Publisher's Note: This post appears here courtesy of the The Daily Wire. The author of this post is Ben Whitehead.
An aircraft carrying 72 people crashed Sunday in Nepal, leaving at least 68 people dead in the country's deadliest plane crash in 30 years and the third-deadliest in its history, according to the Aviation Safety Network.
The Yeti Airlines flight was traveling from Kathmandu, Nepal's capital, to Pokhara, a city in the central part of the country where the crash occurred. The cities are about 125 miles apart and just 25 minutes by airplane. Video shows the turboprop regional airliner flying low and appearing to lose control just moments before the disaster. The cause of the crash is still unclear, according to the nation's aviation authorities.
"By the time I was there the crash site was already crowded,"
a resident told BBC News. "There was huge smoke coming from the flames of the plane. And then helicopters came over in no time. The pilot tried his best to not hit civilization or any home. There was a small space right beside the Seti River and the flight hit the ground in that small space,"
The ATR 72-500 aircraft carried 72 people, including four crew members, 53 Nepalese, five Indians, four Russias, two South Koreans, one French passenger, one person from Ireland, one Argentinian, and an Australian.
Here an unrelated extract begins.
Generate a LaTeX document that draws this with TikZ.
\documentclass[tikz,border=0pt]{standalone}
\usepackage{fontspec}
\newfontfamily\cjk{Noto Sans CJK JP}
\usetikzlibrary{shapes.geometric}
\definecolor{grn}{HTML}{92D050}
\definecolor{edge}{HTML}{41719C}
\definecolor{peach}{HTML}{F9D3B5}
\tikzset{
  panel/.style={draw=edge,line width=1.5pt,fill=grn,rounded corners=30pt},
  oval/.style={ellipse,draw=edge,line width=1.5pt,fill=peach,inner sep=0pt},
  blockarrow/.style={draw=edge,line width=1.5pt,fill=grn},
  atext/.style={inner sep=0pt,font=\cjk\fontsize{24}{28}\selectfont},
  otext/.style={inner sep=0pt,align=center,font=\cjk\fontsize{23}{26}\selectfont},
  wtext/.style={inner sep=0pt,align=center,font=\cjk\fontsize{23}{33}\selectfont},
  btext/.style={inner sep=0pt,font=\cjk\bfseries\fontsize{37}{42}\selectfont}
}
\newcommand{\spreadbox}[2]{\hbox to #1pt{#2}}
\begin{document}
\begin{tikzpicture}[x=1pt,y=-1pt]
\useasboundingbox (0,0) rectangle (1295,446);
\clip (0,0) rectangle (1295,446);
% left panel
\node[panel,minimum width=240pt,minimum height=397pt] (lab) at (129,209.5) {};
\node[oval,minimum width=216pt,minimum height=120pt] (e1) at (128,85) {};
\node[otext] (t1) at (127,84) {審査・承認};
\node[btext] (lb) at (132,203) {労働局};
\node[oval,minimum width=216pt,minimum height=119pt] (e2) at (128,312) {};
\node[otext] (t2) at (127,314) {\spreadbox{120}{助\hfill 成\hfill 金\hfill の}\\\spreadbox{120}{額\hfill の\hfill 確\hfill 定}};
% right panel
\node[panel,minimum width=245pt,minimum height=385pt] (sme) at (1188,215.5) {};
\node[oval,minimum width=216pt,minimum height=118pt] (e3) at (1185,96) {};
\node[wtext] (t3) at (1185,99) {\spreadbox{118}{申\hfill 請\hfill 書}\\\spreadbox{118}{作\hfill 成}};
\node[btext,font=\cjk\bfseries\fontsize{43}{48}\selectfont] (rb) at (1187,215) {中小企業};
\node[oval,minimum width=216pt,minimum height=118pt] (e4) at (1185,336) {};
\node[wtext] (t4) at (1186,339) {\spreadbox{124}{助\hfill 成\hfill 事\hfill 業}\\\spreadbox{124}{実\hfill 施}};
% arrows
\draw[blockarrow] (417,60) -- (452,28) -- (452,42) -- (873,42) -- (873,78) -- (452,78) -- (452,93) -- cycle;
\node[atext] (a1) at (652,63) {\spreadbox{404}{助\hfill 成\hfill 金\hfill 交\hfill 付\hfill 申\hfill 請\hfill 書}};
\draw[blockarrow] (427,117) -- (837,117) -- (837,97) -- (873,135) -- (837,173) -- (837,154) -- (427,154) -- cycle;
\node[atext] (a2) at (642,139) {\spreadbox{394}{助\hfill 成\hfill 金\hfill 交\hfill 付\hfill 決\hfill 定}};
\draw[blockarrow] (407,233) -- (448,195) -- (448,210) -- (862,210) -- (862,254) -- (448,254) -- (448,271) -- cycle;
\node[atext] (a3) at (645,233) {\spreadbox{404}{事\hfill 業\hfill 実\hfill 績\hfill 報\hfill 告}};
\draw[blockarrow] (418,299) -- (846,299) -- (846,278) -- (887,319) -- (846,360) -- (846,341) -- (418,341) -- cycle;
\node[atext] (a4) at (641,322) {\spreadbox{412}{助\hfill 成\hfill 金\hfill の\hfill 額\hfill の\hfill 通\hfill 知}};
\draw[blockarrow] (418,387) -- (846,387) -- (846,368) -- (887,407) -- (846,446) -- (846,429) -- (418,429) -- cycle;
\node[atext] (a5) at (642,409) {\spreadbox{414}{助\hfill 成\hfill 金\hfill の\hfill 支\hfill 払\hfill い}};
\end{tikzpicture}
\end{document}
The Civil Aviation Authority of Nepal said in a press release that two helicopters were immediately dispatched upon receiving information of a crash for search and rescue. Included in search and rescue teams were the Nepal Army, police, and the Himalayan Rescue Association. At the time of the press release, 68 bodies had been found. One witness reportedly heard cries for help from the wreckage, according to the Associated Press.
"The flames were so hot that we couldn't go near the wreckage. I heard a man crying for help, but because of the flames and smoke we couldn't help him,"
the witness said.
Pokhara Airport, the flight's intended destination, opened just 14 days ago. The crash was the second in the past year for the Himalayan country. A plane carrying 22 passengers hit a Himalayan mountainside in May, killing all on board.
"I am speechless about the crash,"
Nepal President Bidya Devi Bhandari said in a statement on Twitter. "I convey my heartfelt condolences to the passengers and the crew members who lost their lives and express my deep sympathy for the family members for their losses."
All Nepalese airlines have been banned from operating within the European Union since 2013 for lack of safety standards. Nepal has a history of airplane crashes, with 42 fatal ones since 1946, according to the AP. The topography of Nepal is one potential reason, with eight of the world's 14 highest mountains, along with rapid weather changes and aging aircraft.